The real estate firm Lightstone Group wants to build a 12-story, 700-unit apartment complex on a canal-side site bounded by Carroll and Second streets, reviving a plan that different developers ditched two years ago — but adding roughly 250 apartments to the original design.

The proposal includes landscaped public esplanade, storm sewer upgrades, and 140 below-market-rate rentals — which the company claims provide much-needed housing “for people of more moderate means.”

“The way this project fits into the community is important to us — not just its design quality but also its environmental infrastructure, said Lee Weintraub, an architect heading the project at a hearing on Thursday

But dozens of Gowanus residents and activists said the area’s infrastructure can’t accommodate the roughly 1,400 new residents expected to descend on the blossoming industrial neighborhood.

“It’s completely out of line.

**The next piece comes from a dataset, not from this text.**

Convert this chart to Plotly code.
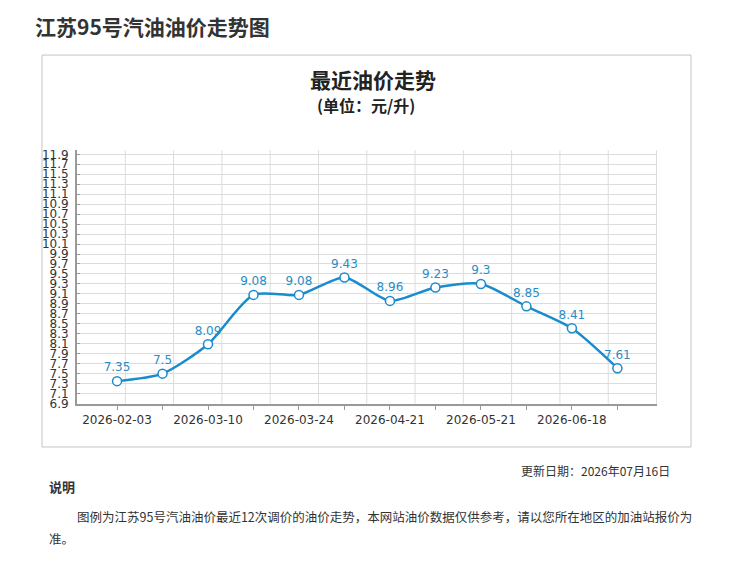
import plotly.graph_objects as go

# ---- data ----
dates = ["2026-02-03", "2026-02-17", "2026-03-10", "2026-03-17", "2026-03-24", "2026-04-07",
         "2026-04-21", "2026-05-07", "2026-05-21", "2026-06-04", "2026-06-18", "2026-07-02"]
prices = [7.35, 7.5, 8.09, 9.08, 9.08, 9.43, 8.96, 9.23, 9.3, 8.85, 8.41, 7.61]
shown_dates = ["2026-02-03", "2026-03-10", "2026-03-24", "2026-04-21", "2026-05-21", "2026-06-18"]
tick_text = [d if d in shown_dates else "" for d in dates]

page_title = "江苏95号汽油油价走势图"
chart_title = "最近油价走势"
chart_subtitle = "(单位：元/升)"
update_text = "更新日期：2026年07月16日"
note_title = "说明"
note_line1 = "图例为江苏95号汽油油价最近12次调价的油价走势，本网站油价数据仅供参考，请以您所在地区的加油站报价为"
note_line2 = "准。"

W, H = 735, 563
def px(x): return x / W
def py(y): return 1 - y / H

NUM_FONT = "DejaVu Sans"
CJK_FONT = "Noto Sans CJK SC, Noto Sans, sans-serif"
BLUE = "#1a8bcc"

fig = go.Figure()
fig.add_trace(go.Scatter(
    x=dates, y=prices,
    mode="lines+markers+text",
    text=[f"{p:g}" for p in prices],
    textposition="top center",
    textfont=dict(family=NUM_FONT, size=12, color="#2b8cc4"),
    line=dict(color=BLUE, width=2.5, shape="spline", smoothing=0.7),
    marker=dict(size=9, color="white", line=dict(color=BLUE, width=1.5)),
    cliponaxis=False,
    showlegend=False,
    hoverinfo="x+y",
))

shapes = []
# chart container box
shapes.append(dict(type="rect", xref="paper", yref="paper",
                   x0=px(42), x1=px(691), y0=py(452), y1=py(53),
                   line=dict(color="#c4c4c4", width=1), layer="below"))
# vertical grid (12 equal divisions of the plot area)
for k in range(1, 13):
    shapes.append(dict(type="line", xref="x domain", yref="y domain",
                       x0=k / 12, x1=k / 12, y0=0, y1=1,
                       line=dict(color="#dcdcdc", width=1), layer="below"))

annotations = [
    dict(x=px(33), y=py(23), xref="paper", yref="paper", xanchor="left", yanchor="middle",
         text=f"<b>{page_title}</b>", showarrow=False,
         font=dict(family=CJK_FONT, size=21, color="#333333")),
    dict(x=px(373), y=py(77), xref="paper", yref="paper", xanchor="center", yanchor="middle",
         text=f"<b>{chart_title}</b>", showarrow=False,
         font=dict(family=CJK_FONT, size=21, color="#222222")),
    dict(x=px(366), y=py(104), xref="paper", yref="paper", xanchor="center", yanchor="middle",
         text=f"<b>{chart_subtitle}</b>", showarrow=False,
         font=dict(family=CJK_FONT, size=16, color="#222222")),
    dict(x=px(672), y=py(476), xref="paper", yref="paper", xanchor="right", yanchor="middle",
         text=update_text, showarrow=False,
         font=dict(family=CJK_FONT, size=12, color="#333333")),
    dict(x=px(47), y=py(492), xref="paper", yref="paper", xanchor="left", yanchor="middle",
         text=f"<b>{note_title}</b>", showarrow=False,
         font=dict(family=CJK_FONT, size=13, color="#333333")),
    dict(x=px(75), y=py(523), xref="paper", yref="paper", xanchor="left", yanchor="middle",
         text=note_line1, showarrow=False,
         font=dict(family=CJK_FONT, size=12.5, color="#333333")),
    dict(x=px(47), y=py(545), xref="paper", yref="paper", xanchor="left", yanchor="middle",
         text=note_line2, showarrow=False,
         font=dict(family=CJK_FONT, size=12.5, color="#333333")),
]

fig.update_layout(
    width=W, height=H,
    margin=dict(l=0, r=0, t=0, b=0),
    paper_bgcolor="white", plot_bgcolor="white",
    shapes=shapes, annotations=annotations,
    xaxis=dict(
        type="category", domain=[px(77), px(656.5)], range=[-0.88, 11.86],
        tickmode="array", tickvals=dates, ticktext=tick_text,
        ticks="outside", ticklen=4, tickcolor="#999999",
        showline=True, linecolor="#999999", linewidth=2,
        showgrid=False, zeroline=False,
        tickfont=dict(family=NUM_FONT, size=12, color="#333333"),
    ),
    yaxis=dict(
        domain=[py(407.8), py(150)], range=[6.9, 11.98],
        tick0=6.9, dtick=0.2, tickformat=".1f",
        showgrid=True, gridcolor="#dcdcdc", gridwidth=1,
        ticks="inside", ticklen=3, tickcolor="#999999",
        showline=True, linecolor="#999999", linewidth=2,
        zeroline=False, ticklabelstandoff=4,
        tickfont=dict(family=NUM_FONT, size=12, color="#333333"),
    ),
)

fig.write_html("out.html")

We don’t want to see a monster building,” said Gowanus neighbor Linda Mariano at a hearing attended by more than 100 residents, activists and civic leaders.

Some residents said they feared the population hike would render the nearby Carroll Street subway station useless.

“None of you have ridden the F train,” neighbor Barrin Bonet told developers at the meeting. “You can’t physically get on in the morning.”

Others cited environmental worries tied to flooding and the polluted canal — which is so filthy it’s the site for a federal Superfund cleanup.

The new rentals come after the real estate firm, Toll Brothers, backed out of a similar plan to bring luxury condos to the same plot.

The company signed papers to buy the land in 2004, but six years into its plan — and in the midst of a nationwide recession — it walked away from a $5.75-million down payment, saying the Environmental Protection Agency’s clean-up would take so long and create such a strong stigma that the land wasn’t worth developing.

Lightstone Group now says their development makes only a “minor modification” to the already approved Toll Brothers plan — allowing the company to skirt a full review from the city.

Even though developers say the new proposal won’t differ much in scale from the Toll Brothers plan, some neighbors say the changes aren’t “minor” at all.

“We don’t have a sewer system that can support a project this size,” said neighbor Marlene Donnelly.

Others cheered the project, saying it will bring much-needed housing to the area, spruce up the neighborhood, and offer open space on a hard-to-access waterfront.

“I support it; it provides public access and a means to the canal,” said Bill Duke of the Gowanus Dredgers canoe group.

Lightstone representatives echoed that idea, saying the company is committed to investing in the neighborhood and could break ground next September if it gets approval from Community Board 6 and the city for the changes.

The plan will go before the CB6’s full board next month.